It's a light green patch on the image of the map, and it's at the top of the quarry area in the photo. The legend suggests it indicates access land within a woodland. But there are zero trees there, let alone a woodland. There is a spring.

Does anyone know what it represents?

1000043906.png


1000043880.jpg
 
My oldest version of that scale map (1998, before the shading of CRoW access land) also seems to show a pale green patch. It's very faint and virtually invisible unless you definitely look. Odd. You could try contacting OS?
 
Perhaps an indication of unstable ground due to quarry nearby? Or old workings of the quarry, a zone used as dump area of waste ground?

Imo : quarry related
 
An intentional error that they use for copyright investigations?
Yeh I wondered this. But historically these were usually small buildings that don't exist, or small roads or tracks. Apparently they now use stylistic features in order not to mislead map users, so it could be that, but I don't really know what that would look like.
 
My paper copy of the 1:25,000 map, dated 1994, does not have the green blob. Nor does the 1961 version, which is available as a scan of the paper version of the map on the National Library of Scotland's online collection. But the two current digital copies that I have looked at (Streetmap and Digimap) both have the mystery green blob. So it could be a copyright trap, or perhaps some fault in the digitisation?
 
That is very odd.

The legend (click through from here if the link doesn't work) clearly suggests that it represents "access land in wooded area", which would be wrong.
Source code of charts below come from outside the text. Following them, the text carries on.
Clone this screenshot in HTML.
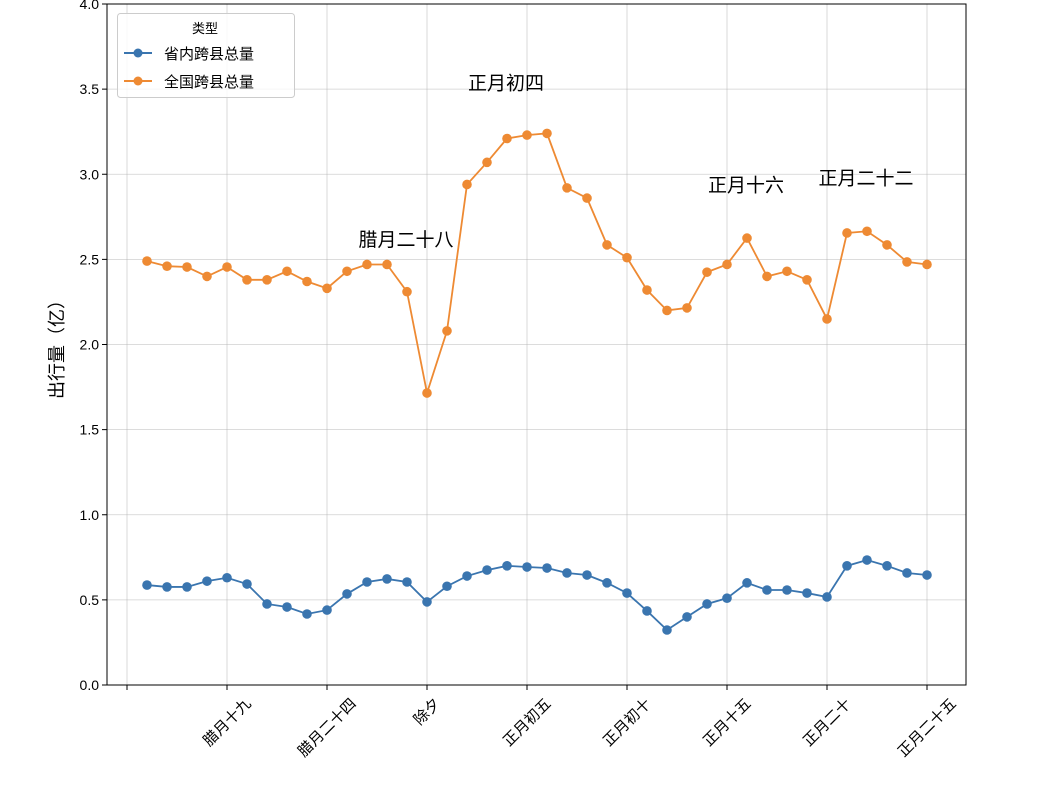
<!DOCTYPE html>
<html><head><meta charset="utf-8"><style>
body{margin:0;background:#fff;}
svg{display:block;font-family:"Liberation Sans","Noto Sans CJK SC",sans-serif;}
</style></head><body>
<svg id="chart" width="1040" height="790">
<g id="grid"></g>
<g id="series"></g>
<g id="axes"></g>
<text x="63" y="345" transform="rotate(-90 63 345)" text-anchor="middle" font-size="18">出行量（亿）</text>
<g>
<rect x="117.5" y="13.5" width="177" height="84" rx="3" fill="#fff" fill-opacity="0.8" stroke="#ccc"/>
<text x="205" y="33" text-anchor="middle" font-size="13">类型</text>
<line x1="124" y1="53" x2="152" y2="53" stroke="#3a75af" stroke-width="2"/><circle cx="138" cy="53" r="4.5" fill="#3a75af"/>
<text x="164" y="59" font-size="15">省内跨县总量</text>
<line x1="124" y1="81" x2="152" y2="81" stroke="#ee8a33" stroke-width="2"/><circle cx="138" cy="81" r="4.5" fill="#ee8a33"/>
<text x="164" y="87" font-size="15">全国跨县总量</text>
</g>
</svg>
<script>
const provinceVals=[0.587,0.576,0.576,0.61,0.63,0.593,0.476,0.458,0.417,0.44,0.535,0.605,0.623,0.605,0.488,0.58,0.64,0.675,0.70,0.693,0.687,0.658,0.646,0.60,0.54,0.435,0.323,0.40,0.476,0.51,0.60,0.558,0.558,0.54,0.517,0.70,0.734,0.70,0.658,0.646];
const nationalVals=[2.49,2.46,2.455,2.40,2.455,2.38,2.38,2.43,2.37,2.33,2.43,2.47,2.47,2.31,1.715,2.08,2.94,3.07,3.21,3.23,3.24,2.92,2.86,2.585,2.51,2.32,2.20,2.215,2.425,2.47,2.625,2.40,2.43,2.38,2.15,2.655,2.665,2.585,2.485,2.47];
const xTickIdx=[-1,4,9,14,19,24,29,34,39];
const xTickLabels=["","腊月十九","腊月二十四","除夕","正月初五","正月初十","正月十五","正月二十","正月二十五"];
const yTicks=[0,0.5,1.0,1.5,2.0,2.5,3.0,3.5,4.0];
const annIdx=[13,18,30,36];
const annVals=[2.62,3.54,2.94,2.98];
const annLabels=["腊月二十八","正月初四","正月十六","正月二十二"];
const NS="http://www.w3.org/2000/svg";
const L=107,R=966,T=4,B=685;
const xs=i=>147+20*i;
const ys=v=>B-(v/4)*(B-T);
function mk(tag,attrs,parent){const e=document.createElementNS(NS,tag);for(const k in attrs)e.setAttribute(k,attrs[k]);parent.appendChild(e);return e;}
const grid=document.getElementById('grid'),axes=document.getElementById('axes'),ser=document.getElementById('series');
xTickIdx.forEach((ix,j)=>{const x=xs(ix);
 const g=mk('line',{x1:x,y1:T,x2:x,y2:B,stroke:'#b0b0b0','stroke-width':0.8,'stroke-opacity':0.6},grid);
 
 
 const t=mk('line',{x1:x,y1:B,x2:x,y2:B+5,stroke:'#000'},axes);
 
 
 const len=xTickLabels[j].length*15;
 const h=len*0.707+12;
 const cy=B+10+h/2;
 const tx=mk('text',{x:x,y:cy+5,'font-size':15,'text-anchor':'middle',transform:`rotate(-45 ${x} ${cy})`},axes);
 tx.textContent=xTickLabels[j];
 
 
});
yTicks.forEach(v=>{const y=ys(v);
 const g=mk('line',{x1:L,y1:y,x2:R,y2:y,stroke:'#b0b0b0','stroke-width':0.8,'stroke-opacity':0.6},grid);
 
 
 const t=mk('line',{x1:L-5,y1:y,x2:L,y2:y,stroke:'#000'},axes);
 
 
 const tx=mk('text',{x:L-8,y:y+5,'font-size':14,'text-anchor':'end'},axes);
 tx.textContent=v.toFixed(1);
 
 
});
const frame=mk('rect',{x:L,y:T,width:R-L,height:B-T,fill:'none',stroke:'#000','stroke-width':1},axes);


function drawSeries(vals,color,name){
 const p=mk('polyline',{points:vals.map((v,i)=>xs(i)+','+ys(v)).join(' '),fill:'none',stroke:color,'stroke-width':1.8},ser);
 
 
 vals.forEach((v,i)=>{const c=mk('circle',{cx:xs(i),cy:ys(v),r:4.8,fill:color},ser);
  
  });
}
drawSeries(provinceVals,'#3a75af','province');
drawSeries(nationalVals,'#ee8a33','national');
annLabels.forEach((s,j)=>{const t=mk('text',{x:xs(annIdx[j])-1,y:ys(annVals[j])+7,'font-size':19,'text-anchor':'middle'},ser);
 t.textContent=s;
 
 });
</script>
</body></html>
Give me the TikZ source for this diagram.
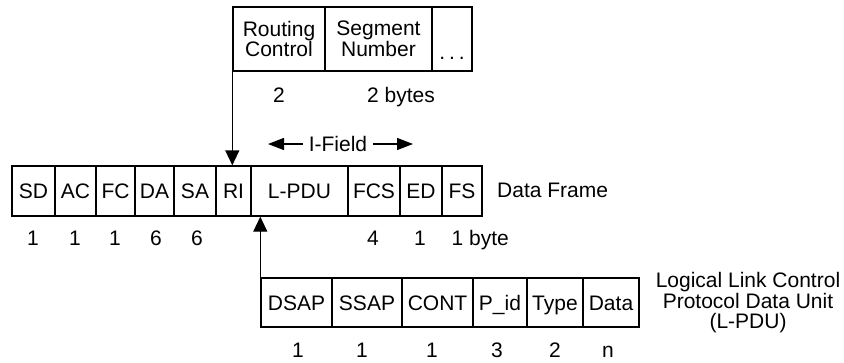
\documentclass[tikz,border=0pt]{standalone}
\usepackage{fontspec}
\setmainfont{Liberation Sans}
\usetikzlibrary{arrows.meta}
\begin{document}
\begin{tikzpicture}[x=1pt,y=-1pt,
  txt/.style={font=\fontsize{21}{20}\selectfont, inner sep=0pt, text height=15pt, text depth=0pt},
  cell/.style={txt, draw, line width=1.4pt, minimum height=#1},
  cell/.default=50pt,
  arr/.style={line width=1.4pt, -{Triangle[length=15pt,width=14pt]}},
  iarr/.style={line width=1.4pt, -{Triangle[length=16pt,width=12pt]}}]
\useasboundingbox (0,0) rectangle (844,362);
% top box
\node[cell=64pt, minimum width=92pt, text height=, text depth=, align=center, font=\fontsize{21}{19}\selectfont] (rc) at (279,39) {Routing\\Control};
\node[cell=64pt, minimum width=107pt, text height=, text depth=, align=center, font=\fontsize{21}{19}\selectfont] (sn) at (378.5,39) {Segment\\Number};
\node[cell=64pt, minimum width=40pt] (dots) at (452,39) {};
\node[txt] (dt) at (452,52) {.\hspace{4pt}.\hspace{4pt}.};
\node[txt] (n2a) at (279,95) {2};
\node[txt] (n2b) at (401,95) {2 bytes};
% data frame
\node[cell, minimum width=43pt] (sd) at (33.5,191) {SD};
\node[cell, minimum width=41pt] (ac) at (75.5,191) {AC};
\node[cell, minimum width=39pt] (fc) at (115.5,191) {FC};
\node[cell, minimum width=39pt] (da) at (154.5,191) {DA};
\node[cell, minimum width=42pt] (sa) at (195,191) {SA};
\node[cell, minimum width=35pt] (ri) at (233.5,191) {RI};
\node[cell, minimum width=97pt] (lpdu) at (299.5,191) {L-PDU};
\node[cell, minimum width=52pt] (fcs) at (374,191) {FCS};
\node[cell, minimum width=42pt] (ed) at (421,191) {ED};
\node[cell, minimum width=40pt] (fs) at (462,191) {FS};
\node[txt, anchor=west] (df) at (497,190) {Data Frame};
\node[txt] (m1) at (33,238) {1};
\node[txt] (m2) at (75,238) {1};
\node[txt] (m3) at (115,238) {1};
\node[txt] (m4) at (156,238) {6};
\node[txt] (m5) at (197,238) {6};
\node[txt] (m6) at (373,238) {4};
\node[txt] (m7) at (420,238) {1};
\node[txt, anchor=west] (m8) at (451.5,238) {1 byte};
% I-Field
\node[txt, inner xsep=6pt] (ifield) at (338,144) {I-Field};
\coordinate (ifl) at (268,144);
\coordinate (ifr) at (413,144);
\draw[iarr] (ifield.west) -- (ifl);
\draw[iarr] (ifield.east) -- (ifr);
% L-PDU box
\node[cell=49pt, minimum width=71pt] (dsap) at (296.5,302.5) {DSAP};
\node[cell=49pt, minimum width=70pt] (ssap) at (367,302.5) {SSAP};
\node[cell=49pt, minimum width=71pt] (cont) at (437.5,302.5) {CONT};
\node[cell=49pt, minimum width=54pt] (pid) at (500,302.5) {P\_id};
\node[cell=49pt, minimum width=56pt] (type) at (555,302.5) {Type};
\node[cell=49pt, minimum width=56pt] (data) at (611,302.5) {Data};
\node[txt, text height=, text depth=, align=center, font=\fontsize{21}{20.5}\selectfont] (lbl) at (748,303) {Logical Link Control\\Protocol Data Unit\\(L-PDU)};
\node[txt] (k1) at (298,350) {1};
\node[txt] (k2) at (362,350) {1};
\node[txt] (k3) at (432,350) {1};
\node[txt] (k4) at (497,350) {3};
\node[txt] (k5) at (555,350) {2};
\node[txt] (k6) at (608,350) {n};
% connectors
\draw[arr] (rc.south west) -- (rc.south west |- ri.north);
\draw[arr] (dsap.north west) -- (dsap.north west |- lpdu.south);
\end{tikzpicture}
\end{document}
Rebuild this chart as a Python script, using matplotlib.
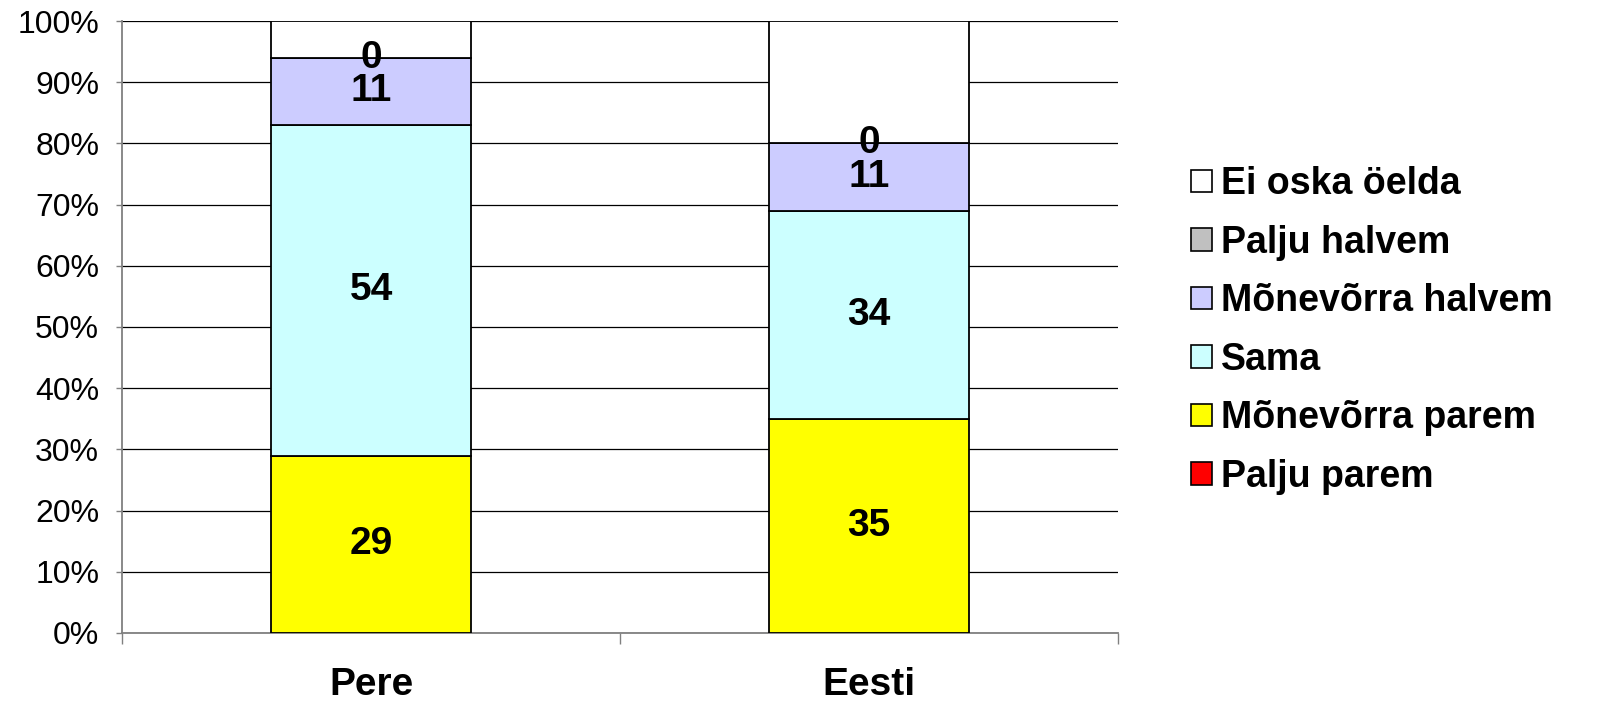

If you look at the same region on their Vector Tile product, which allows you to visualise the data used to draw the Leisure product at a far higher resolution, you can see that there's no vector area defined there.

1777297304128.png


As such I think it's less likely that this is an error where a region has been visualised in the wrong colour or something, and more likely to be a copyright trap.

Well spotted!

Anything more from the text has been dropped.